Al Qaeda is promoting the upcoming online release of its first English magazine called "Inspire," and one of the first guest writers being promised is Anwar Al Awlaki, the America born cleric linked to several terror attacks on the United States.
Awlaki is tied to three of the Sept. 11, 2001, hijackers, the attack at Fort Hood military base, the attempted bombing on Christmas Day and the failed attack on Times Square earlier this year.
According to two sources, one who collects open source intelligence and the second, the NEFA Foundation, whose mission is to expose the organizations and individuals who plan, fund, and commit acts of terrorism, the website would give Awlaki a new platform to remain in contact with his followers.
The development is seen by some analysts as a strong indicator that it remains too dangerous for Awlaki to use the Internet. Awlaki's popular website was taken down after the Fort Hood shooting last November, presumably by the U.S. government, though U.S. officials will not comment on the record about the move.
A former senior intelligence official, Charlie Allen, who spent 47 years at the CIA and also ran intelligence and analysis at the Homeland Security Department, said prior to the Fort Hood shooting, Awlaki's followers numbered "in the hundreds."
Allen said many of his followers could be found in the United States and Canada, where his message was gaining some traction. Awlaki, who is a rarity because he speaks Arabic as well as colloquial English, first called for the killing of U.S. military and intelligence officers overseas. More recently, he advocated for the murder of American civilians.
Since the Fort Hood shooting, Awlaki has sent out a handful of audio statements or interviews bearing the Al Qaeda logo. In one tape obtained by Fox News, Awlaki criticized the Obama administration for failing to be transparent because the e-mails between the cleric and the suspect in the Fort Hood attack, Major Nidal Hasan, have not been released.
At a security forum this week in Aspen, Colo., multiple government officials spoke about the next wave of recruits who use the Internet to connect with each other and with the message of radical Islam.
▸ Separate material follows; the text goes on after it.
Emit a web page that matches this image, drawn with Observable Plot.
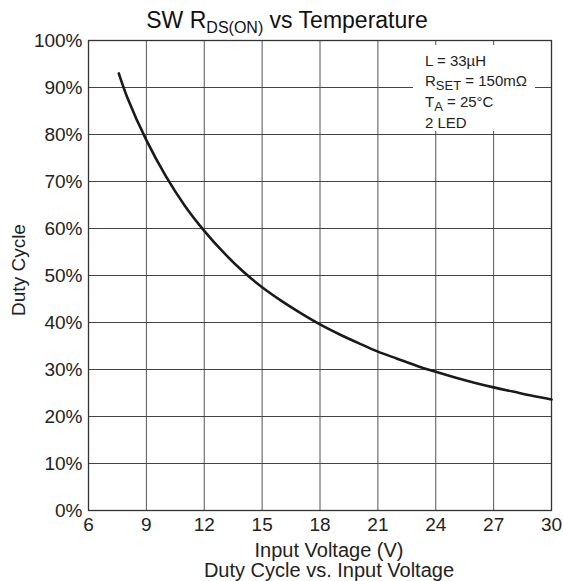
<!DOCTYPE html>
<html>
<head>
<meta charset="utf-8">
<script src="https://cdn.jsdelivr.net/npm/d3@7"></script>
<script src="https://cdn.jsdelivr.net/npm/@observablehq/plot@0.6"></script>
<style>
  body { margin: 0; background: #fff; }
  #chart svg { display: block; }
</style>
</head>
<body>
<div id="chart"></div>
<script>
// Input voltage (V) and duty cycle (%)
const voltage = [7.57, 8, 9, 10, 11, 12, 13, 14, 15, 16, 17, 18, 19, 20, 21, 22, 23, 24, 25, 26, 27, 28, 29, 30];
const duty = [93, 88, 78.8, 71.2, 64.8, 59.5, 54.9, 50.9, 47.5, 44.6, 42, 39.6, 37.5, 35.6, 33.8, 32.3, 30.8, 29.5, 28.3, 27.2, 26.2, 25.3, 24.4, 23.6];

const xTicks = [6, 9, 12, 15, 18, 21, 24, 27, 30];
const yTicks = [0, 10, 20, 30, 40, 50, 60, 70, 80, 90, 100];

const titleMain = "SW R";
const titleSub = "DS(ON)";
const titleRest = " vs Temperature";
const xLabel = "Input Voltage (V)";
const yLabel = "Duty Cycle";
const caption = "Duty Cycle vs. Input Voltage";
const notes = [
  ["L = 33µH", "", ""],
  ["R", "SET", " = 150mΩ"],
  ["T", "A", " = 25°C"],
  ["2 LED", "", ""]
];

const data = voltage.map((v, i) => ({v, d: duty[i]}));

const chart = Plot.plot({
  width: 563,
  height: 581,
  marginLeft: 88,
  marginRight: 12,
  marginTop: 40,
  marginBottom: 71,
  style: {
    fontFamily: "'Liberation Sans', Arial, Helvetica, sans-serif",
    fontSize: "19px",
    color: "#222",
    background: "#fff"
  },
  x: {domain: [6, 30], ticks: xTicks, tickSize: 0, tickPadding: 7, label: null},
  y: {domain: [0, 100], ticks: yTicks, tickSize: 0, tickPadding: 6, tickFormat: d => d + "%", label: null},
  marks: [
    Plot.gridX(xTicks, {stroke: "#555", strokeOpacity: 1, strokeWidth: 1}),
    Plot.gridY(yTicks, {stroke: "#444", strokeOpacity: 1, strokeWidth: 1}),
    Plot.frame({stroke: "#333", strokeWidth: 1.3}),
    Plot.line(data, {x: "v", y: "d", stroke: "#1a1a1a", strokeWidth: 2.6, curve: "catmull-rom"})
  ]
});

document.getElementById("chart").appendChild(chart);

const svg = d3.select(chart);
const font = "'Liberation Sans', Arial, Helvetica, sans-serif";

// Title
const t = svg.append("text")
  .attr("x", 287).attr("y", 28)
  .attr("text-anchor", "middle")
  .attr("font-family", font)
  .attr("font-size", 23)
  .attr("fill", "#111");
t.append("tspan").text(titleMain);
t.append("tspan").attr("font-size", 16).attr("dy", 5).text(titleSub);
t.append("tspan").attr("dy", -5).text(titleRest);

// Axis labels and caption
svg.append("text")
  .attr("x", 329).attr("y", 557)
  .attr("text-anchor", "middle")
  .attr("font-family", font).attr("font-size", 20).attr("fill", "#222")
  .text(xLabel);

svg.append("text")
  .attr("x", 329).attr("y", 577)
  .attr("text-anchor", "middle")
  .attr("font-family", font).attr("font-size", 20).attr("fill", "#222")
  .text(caption);

svg.append("text")
  .attr("transform", "translate(25,270) rotate(-90)")
  .attr("text-anchor", "middle")
  .attr("font-family", font).attr("font-size", 19).attr("fill", "#222")
  .text(yLabel);

// Annotation box
svg.append("rect")
  .attr("x", 413).attr("y", 45).attr("width", 122).attr("height", 86)
  .attr("fill", "#fff");

const baselines = [66, 86, 107, 128];
notes.forEach((n, i) => {
  const tx = svg.append("text")
    .attr("x", 425).attr("y", baselines[i])
    .attr("text-anchor", "start")
    .attr("font-family", font).attr("font-size", 15).attr("fill", "#222");
  tx.append("tspan").text(n[0]);
  if (n[1]) {
    tx.append("tspan").attr("font-size", 13).attr("dy", 4).text(n[1]);
    tx.append("tspan").attr("dy", -4).text(n[2]);
  }
});
</script>
</body>
</html>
Awlaki was front and center in those discussions, attended by Fox News.
Michael Leiter, head of the National Counterterrorism Center, told the two day conference in Aspen, that Awlaki had a "direct operational" role in the attempted bombing on Christmas Day.
While Leiter would not be more specific citing classified information, sources told Fox News they believe Awlaki was probably the middleman who connected the suspect, Umar Farouk Abdulmutullab, with the bomb maker in Yemen.